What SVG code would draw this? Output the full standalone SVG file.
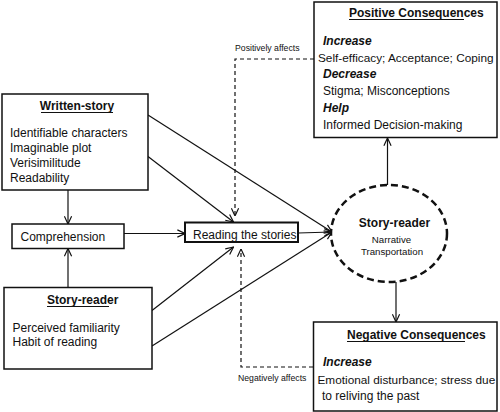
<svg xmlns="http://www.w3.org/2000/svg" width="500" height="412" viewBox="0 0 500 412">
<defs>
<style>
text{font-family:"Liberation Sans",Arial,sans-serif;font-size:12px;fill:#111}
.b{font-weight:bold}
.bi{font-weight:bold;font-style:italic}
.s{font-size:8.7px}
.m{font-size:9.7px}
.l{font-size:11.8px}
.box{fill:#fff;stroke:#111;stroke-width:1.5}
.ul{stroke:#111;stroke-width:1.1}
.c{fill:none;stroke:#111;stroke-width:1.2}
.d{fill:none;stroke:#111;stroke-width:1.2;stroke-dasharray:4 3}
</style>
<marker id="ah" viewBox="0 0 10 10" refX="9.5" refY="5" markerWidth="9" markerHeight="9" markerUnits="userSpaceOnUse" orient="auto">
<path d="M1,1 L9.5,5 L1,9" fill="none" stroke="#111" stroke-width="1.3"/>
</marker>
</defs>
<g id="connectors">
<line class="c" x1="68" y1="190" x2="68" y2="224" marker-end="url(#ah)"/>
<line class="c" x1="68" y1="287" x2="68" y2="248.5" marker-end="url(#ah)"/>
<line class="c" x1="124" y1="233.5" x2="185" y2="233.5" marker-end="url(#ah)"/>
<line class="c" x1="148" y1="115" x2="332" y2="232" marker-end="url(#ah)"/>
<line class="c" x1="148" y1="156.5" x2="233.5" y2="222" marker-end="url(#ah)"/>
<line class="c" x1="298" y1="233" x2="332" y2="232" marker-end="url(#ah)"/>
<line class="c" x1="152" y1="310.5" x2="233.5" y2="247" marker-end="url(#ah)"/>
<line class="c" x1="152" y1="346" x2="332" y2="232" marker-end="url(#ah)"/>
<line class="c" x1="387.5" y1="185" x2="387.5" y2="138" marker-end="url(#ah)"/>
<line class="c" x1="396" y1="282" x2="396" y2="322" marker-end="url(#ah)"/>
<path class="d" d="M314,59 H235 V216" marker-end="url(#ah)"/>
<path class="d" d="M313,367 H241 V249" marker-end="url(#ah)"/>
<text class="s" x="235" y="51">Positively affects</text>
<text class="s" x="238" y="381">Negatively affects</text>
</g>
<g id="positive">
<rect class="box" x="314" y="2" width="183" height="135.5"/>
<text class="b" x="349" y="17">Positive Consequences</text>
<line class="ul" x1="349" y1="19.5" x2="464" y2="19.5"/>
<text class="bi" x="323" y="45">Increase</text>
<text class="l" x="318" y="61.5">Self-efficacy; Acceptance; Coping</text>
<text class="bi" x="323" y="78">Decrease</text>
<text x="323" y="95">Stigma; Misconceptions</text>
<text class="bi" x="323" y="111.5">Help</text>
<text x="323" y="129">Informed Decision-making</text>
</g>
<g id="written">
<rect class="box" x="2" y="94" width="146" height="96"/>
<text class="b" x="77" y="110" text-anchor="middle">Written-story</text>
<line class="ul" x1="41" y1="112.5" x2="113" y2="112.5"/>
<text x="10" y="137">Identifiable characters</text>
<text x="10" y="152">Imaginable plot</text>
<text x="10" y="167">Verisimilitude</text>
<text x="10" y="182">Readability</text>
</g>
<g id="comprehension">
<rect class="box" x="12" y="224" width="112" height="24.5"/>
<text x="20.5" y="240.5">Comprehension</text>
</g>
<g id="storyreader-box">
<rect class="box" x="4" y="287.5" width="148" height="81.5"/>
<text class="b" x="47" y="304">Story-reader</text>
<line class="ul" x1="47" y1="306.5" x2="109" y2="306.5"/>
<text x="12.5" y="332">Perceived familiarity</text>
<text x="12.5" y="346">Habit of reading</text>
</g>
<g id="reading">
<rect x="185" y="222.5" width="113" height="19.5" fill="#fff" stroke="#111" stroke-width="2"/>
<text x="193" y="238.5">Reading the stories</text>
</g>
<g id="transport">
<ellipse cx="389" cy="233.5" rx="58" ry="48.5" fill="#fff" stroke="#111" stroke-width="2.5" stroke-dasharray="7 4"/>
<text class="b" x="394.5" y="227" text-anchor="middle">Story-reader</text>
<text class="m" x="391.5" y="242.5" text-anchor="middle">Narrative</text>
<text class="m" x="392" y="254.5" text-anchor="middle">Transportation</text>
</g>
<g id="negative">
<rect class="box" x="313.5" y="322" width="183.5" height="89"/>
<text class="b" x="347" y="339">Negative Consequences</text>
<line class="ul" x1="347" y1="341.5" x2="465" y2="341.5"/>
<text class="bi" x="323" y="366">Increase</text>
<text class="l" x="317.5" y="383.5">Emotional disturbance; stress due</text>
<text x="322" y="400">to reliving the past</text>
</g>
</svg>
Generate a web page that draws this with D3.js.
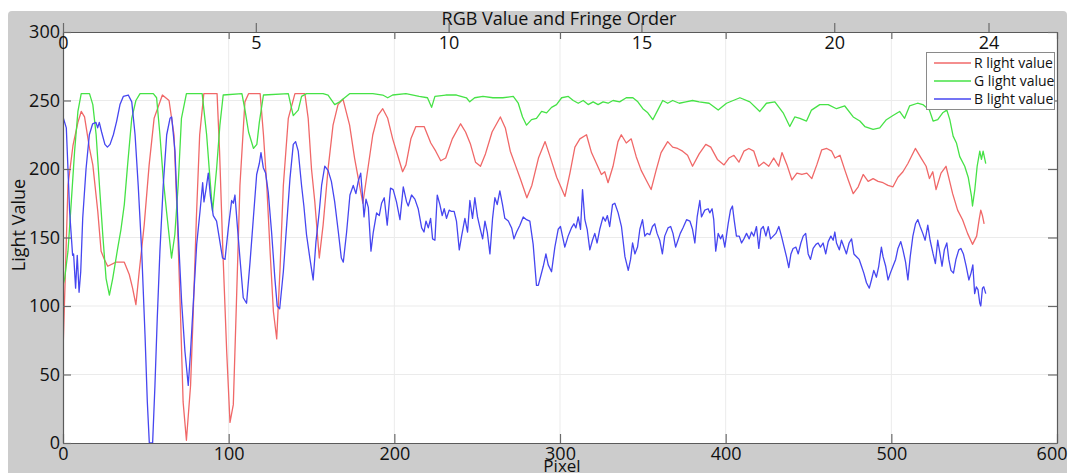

====

Copy out all the data without changing anything, and drop the pictures.

What SVG code would draw this? Output the full standalone SVG file.
<svg xmlns="http://www.w3.org/2000/svg" width="500" height="412" viewBox="0 0 500 412">
<defs>
<style>
text{font-family:"Liberation Sans",Arial,sans-serif;font-size:12px;fill:#111}
.b{font-weight:bold}
.bi{font-weight:bold;font-style:italic}
.s{font-size:8.7px}
.m{font-size:9.7px}
.l{font-size:11.8px}
.box{fill:#fff;stroke:#111;stroke-width:1.5}
.ul{stroke:#111;stroke-width:1.1}
.c{fill:none;stroke:#111;stroke-width:1.2}
.d{fill:none;stroke:#111;stroke-width:1.2;stroke-dasharray:4 3}
</style>
<marker id="ah" viewBox="0 0 10 10" refX="9.5" refY="5" markerWidth="9" markerHeight="9" markerUnits="userSpaceOnUse" orient="auto">
<path d="M1,1 L9.5,5 L1,9" fill="none" stroke="#111" stroke-width="1.3"/>
</marker>
</defs>
<g id="connectors">
<line class="c" x1="68" y1="190" x2="68" y2="224" marker-end="url(#ah)"/>
<line class="c" x1="68" y1="287" x2="68" y2="248.5" marker-end="url(#ah)"/>
<line class="c" x1="124" y1="233.5" x2="185" y2="233.5" marker-end="url(#ah)"/>
<line class="c" x1="148" y1="115" x2="332" y2="232" marker-end="url(#ah)"/>
<line class="c" x1="148" y1="156.5" x2="233.5" y2="222" marker-end="url(#ah)"/>
<line class="c" x1="298" y1="233" x2="332" y2="232" marker-end="url(#ah)"/>
<line class="c" x1="152" y1="310.5" x2="233.5" y2="247" marker-end="url(#ah)"/>
<line class="c" x1="152" y1="346" x2="332" y2="232" marker-end="url(#ah)"/>
<line class="c" x1="387.5" y1="185" x2="387.5" y2="138" marker-end="url(#ah)"/>
<line class="c" x1="396" y1="282" x2="396" y2="322" marker-end="url(#ah)"/>
<path class="d" d="M314,59 H235 V216" marker-end="url(#ah)"/>
<path class="d" d="M313,367 H241 V249" marker-end="url(#ah)"/>
<text class="s" x="235" y="51">Positively affects</text>
<text class="s" x="238" y="381">Negatively affects</text>
</g>
<g id="positive">
<rect class="box" x="314" y="2" width="183" height="135.5"/>
<text class="b" x="349" y="17">Positive Consequences</text>
<line class="ul" x1="349" y1="19.5" x2="464" y2="19.5"/>
<text class="bi" x="323" y="45">Increase</text>
<text class="l" x="318" y="61.5">Self-efficacy; Acceptance; Coping</text>
<text class="bi" x="323" y="78">Decrease</text>
<text x="323" y="95">Stigma; Misconceptions</text>
<text class="bi" x="323" y="111.5">Help</text>
<text x="323" y="129">Informed Decision-making</text>
</g>
<g id="written">
<rect class="box" x="2" y="94" width="146" height="96"/>
<text class="b" x="77" y="110" text-anchor="middle">Written-story</text>
<line class="ul" x1="41" y1="112.5" x2="113" y2="112.5"/>
<text x="10" y="137">Identifiable characters</text>
<text x="10" y="152">Imaginable plot</text>
<text x="10" y="167">Verisimilitude</text>
<text x="10" y="182">Readability</text>
</g>
<g id="comprehension">
<rect class="box" x="12" y="224" width="112" height="24.5"/>
<text x="20.5" y="240.5">Comprehension</text>
</g>
<g id="storyreader-box">
<rect class="box" x="4" y="287.5" width="148" height="81.5"/>
<text class="b" x="47" y="304">Story-reader</text>
<line class="ul" x1="47" y1="306.5" x2="109" y2="306.5"/>
<text x="12.5" y="332">Perceived familiarity</text>
<text x="12.5" y="346">Habit of reading</text>
</g>
<g id="reading">
<rect x="185" y="222.5" width="113" height="19.5" fill="#fff" stroke="#111" stroke-width="2"/>
<text x="193" y="238.5">Reading the stories</text>
</g>
<g id="transport">
<ellipse cx="389" cy="233.5" rx="58" ry="48.5" fill="#fff" stroke="#111" stroke-width="2.5" stroke-dasharray="7 4"/>
<text class="b" x="394.5" y="227" text-anchor="middle">Story-reader</text>
<text class="m" x="391.5" y="242.5" text-anchor="middle">Narrative</text>
<text class="m" x="392" y="254.5" text-anchor="middle">Transportation</text>
</g>
<g id="negative">
<rect class="box" x="313.5" y="322" width="183.5" height="89"/>
<text class="b" x="347" y="339">Negative Consequences</text>
<line class="ul" x1="347" y1="341.5" x2="465" y2="341.5"/>
<text class="bi" x="323" y="366">Increase</text>
<text class="l" x="317.5" y="383.5">Emotional disturbance; stress due</text>
<text x="322" y="400">to reliving the past</text>
</g>
</svg>
Generate a web page that draws this with D3.js.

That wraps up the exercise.